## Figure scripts
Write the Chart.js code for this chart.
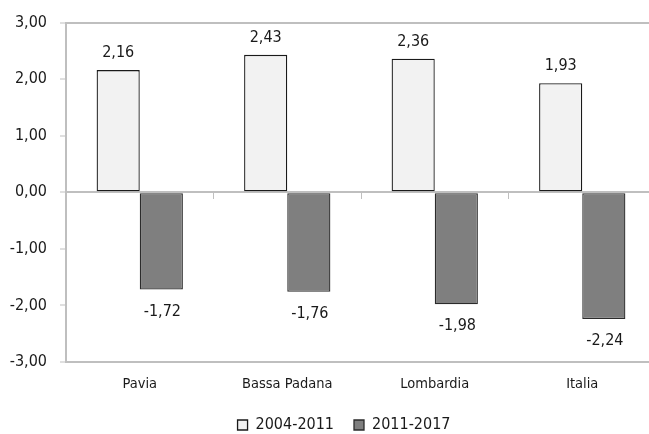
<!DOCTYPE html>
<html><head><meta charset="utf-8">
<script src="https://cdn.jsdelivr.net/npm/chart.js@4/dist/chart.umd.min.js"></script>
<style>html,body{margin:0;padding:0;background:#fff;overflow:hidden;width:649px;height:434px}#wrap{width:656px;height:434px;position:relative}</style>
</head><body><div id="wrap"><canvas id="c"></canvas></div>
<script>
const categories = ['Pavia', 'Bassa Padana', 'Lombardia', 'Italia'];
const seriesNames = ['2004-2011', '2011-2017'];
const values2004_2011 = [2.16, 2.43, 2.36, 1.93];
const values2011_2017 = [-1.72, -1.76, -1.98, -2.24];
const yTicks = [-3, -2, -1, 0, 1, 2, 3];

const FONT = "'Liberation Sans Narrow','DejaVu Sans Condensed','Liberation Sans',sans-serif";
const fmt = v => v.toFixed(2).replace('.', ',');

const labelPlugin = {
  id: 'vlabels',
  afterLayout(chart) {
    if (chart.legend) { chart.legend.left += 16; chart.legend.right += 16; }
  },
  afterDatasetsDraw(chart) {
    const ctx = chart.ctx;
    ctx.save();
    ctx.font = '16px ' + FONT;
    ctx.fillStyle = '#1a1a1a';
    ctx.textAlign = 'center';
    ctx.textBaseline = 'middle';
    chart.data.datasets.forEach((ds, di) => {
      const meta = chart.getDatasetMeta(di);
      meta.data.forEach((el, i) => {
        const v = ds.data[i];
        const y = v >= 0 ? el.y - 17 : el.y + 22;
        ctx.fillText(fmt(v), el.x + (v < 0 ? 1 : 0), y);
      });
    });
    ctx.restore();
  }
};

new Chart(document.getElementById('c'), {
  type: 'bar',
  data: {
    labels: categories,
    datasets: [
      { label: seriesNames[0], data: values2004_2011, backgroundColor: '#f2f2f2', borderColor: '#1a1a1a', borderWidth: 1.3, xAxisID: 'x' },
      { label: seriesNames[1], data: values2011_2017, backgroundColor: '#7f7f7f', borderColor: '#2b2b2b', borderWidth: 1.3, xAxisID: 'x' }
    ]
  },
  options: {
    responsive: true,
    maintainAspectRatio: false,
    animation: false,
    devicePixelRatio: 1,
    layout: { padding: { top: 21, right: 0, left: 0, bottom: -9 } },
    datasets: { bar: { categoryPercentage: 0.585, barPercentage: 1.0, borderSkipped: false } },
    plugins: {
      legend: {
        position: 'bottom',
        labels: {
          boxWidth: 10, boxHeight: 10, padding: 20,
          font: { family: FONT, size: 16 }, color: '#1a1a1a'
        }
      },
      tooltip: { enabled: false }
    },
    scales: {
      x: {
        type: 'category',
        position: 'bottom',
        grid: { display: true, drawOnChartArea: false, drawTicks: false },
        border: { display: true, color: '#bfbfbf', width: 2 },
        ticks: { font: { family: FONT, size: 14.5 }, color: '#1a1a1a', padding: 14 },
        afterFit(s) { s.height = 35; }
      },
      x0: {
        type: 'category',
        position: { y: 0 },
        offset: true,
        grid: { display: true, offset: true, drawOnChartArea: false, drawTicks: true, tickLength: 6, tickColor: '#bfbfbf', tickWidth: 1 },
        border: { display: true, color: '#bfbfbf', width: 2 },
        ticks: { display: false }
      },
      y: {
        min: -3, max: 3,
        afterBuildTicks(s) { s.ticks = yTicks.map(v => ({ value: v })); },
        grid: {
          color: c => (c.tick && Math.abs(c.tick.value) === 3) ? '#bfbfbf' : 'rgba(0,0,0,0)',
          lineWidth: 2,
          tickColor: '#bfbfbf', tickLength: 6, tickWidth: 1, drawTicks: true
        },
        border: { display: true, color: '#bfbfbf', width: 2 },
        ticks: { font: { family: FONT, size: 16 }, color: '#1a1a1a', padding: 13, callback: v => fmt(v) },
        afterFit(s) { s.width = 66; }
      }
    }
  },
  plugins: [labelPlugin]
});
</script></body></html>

...

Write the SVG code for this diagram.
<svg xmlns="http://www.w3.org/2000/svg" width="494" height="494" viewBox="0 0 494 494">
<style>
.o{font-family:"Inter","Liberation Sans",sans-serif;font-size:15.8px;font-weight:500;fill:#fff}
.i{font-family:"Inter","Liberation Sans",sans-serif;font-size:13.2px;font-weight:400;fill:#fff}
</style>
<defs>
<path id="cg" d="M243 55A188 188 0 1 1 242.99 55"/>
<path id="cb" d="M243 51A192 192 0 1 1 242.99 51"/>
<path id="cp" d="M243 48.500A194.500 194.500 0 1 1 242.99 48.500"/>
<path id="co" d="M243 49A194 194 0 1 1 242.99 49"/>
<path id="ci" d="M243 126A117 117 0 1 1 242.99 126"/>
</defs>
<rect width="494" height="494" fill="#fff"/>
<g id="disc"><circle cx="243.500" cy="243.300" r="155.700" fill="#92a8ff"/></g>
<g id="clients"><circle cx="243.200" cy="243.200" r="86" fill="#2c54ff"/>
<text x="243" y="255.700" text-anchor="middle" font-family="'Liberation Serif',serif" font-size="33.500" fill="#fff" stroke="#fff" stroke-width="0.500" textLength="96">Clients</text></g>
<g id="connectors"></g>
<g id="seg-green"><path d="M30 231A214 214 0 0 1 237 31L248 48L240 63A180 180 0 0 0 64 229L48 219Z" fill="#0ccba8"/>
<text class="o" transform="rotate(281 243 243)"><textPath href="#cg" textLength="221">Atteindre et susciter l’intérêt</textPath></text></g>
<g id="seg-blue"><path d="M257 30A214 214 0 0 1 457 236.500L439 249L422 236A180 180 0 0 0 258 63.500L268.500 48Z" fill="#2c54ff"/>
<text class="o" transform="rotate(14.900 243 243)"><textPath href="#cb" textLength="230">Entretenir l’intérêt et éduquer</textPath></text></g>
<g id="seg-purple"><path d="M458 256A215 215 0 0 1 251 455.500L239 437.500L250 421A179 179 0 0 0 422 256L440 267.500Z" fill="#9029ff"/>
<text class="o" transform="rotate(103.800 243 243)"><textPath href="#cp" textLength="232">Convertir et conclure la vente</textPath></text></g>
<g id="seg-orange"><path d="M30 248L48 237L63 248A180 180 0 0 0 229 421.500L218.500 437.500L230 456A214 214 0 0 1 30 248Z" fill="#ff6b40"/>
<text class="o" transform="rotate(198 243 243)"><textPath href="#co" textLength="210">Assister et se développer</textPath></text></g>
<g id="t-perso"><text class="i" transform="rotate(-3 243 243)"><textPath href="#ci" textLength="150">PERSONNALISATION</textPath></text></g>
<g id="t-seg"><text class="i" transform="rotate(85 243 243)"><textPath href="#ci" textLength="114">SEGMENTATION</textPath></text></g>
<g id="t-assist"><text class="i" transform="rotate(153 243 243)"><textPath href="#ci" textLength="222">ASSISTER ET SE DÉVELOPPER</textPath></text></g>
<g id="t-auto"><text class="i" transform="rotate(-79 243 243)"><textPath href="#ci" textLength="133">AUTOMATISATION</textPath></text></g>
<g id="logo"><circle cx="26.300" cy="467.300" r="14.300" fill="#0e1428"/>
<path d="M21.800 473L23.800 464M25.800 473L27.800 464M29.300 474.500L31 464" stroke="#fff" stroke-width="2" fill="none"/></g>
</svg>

## Task prompt
Reproduce the entries exactly, from the line with "Write the Chart.js code for this chart." to the line with "const fmt = v", both lines included, keeping no pictures.

## Solution for this problem
Write the Chart.js code for this chart.
<!DOCTYPE html>
<html><head><meta charset="utf-8">
<script src="https://cdn.jsdelivr.net/npm/chart.js@4/dist/chart.umd.min.js"></script>
<style>html,body{margin:0;padding:0;background:#fff;overflow:hidden;width:649px;height:434px}#wrap{width:656px;height:434px;position:relative}</style>
</head><body><div id="wrap"><canvas id="c"></canvas></div>
<script>
const categories = ['Pavia', 'Bassa Padana', 'Lombardia', 'Italia'];
const seriesNames = ['2004-2011', '2011-2017'];
const values2004_2011 = [2.16, 2.43, 2.36, 1.93];
const values2011_2017 = [-1.72, -1.76, -1.98, -2.24];
const yTicks = [-3, -2, -1, 0, 1, 2, 3];

const FONT = "'Liberation Sans Narrow','DejaVu Sans Condensed','Liberation Sans',sans-serif";
const fmt = v => v.toFixed(2).replace('.', ',');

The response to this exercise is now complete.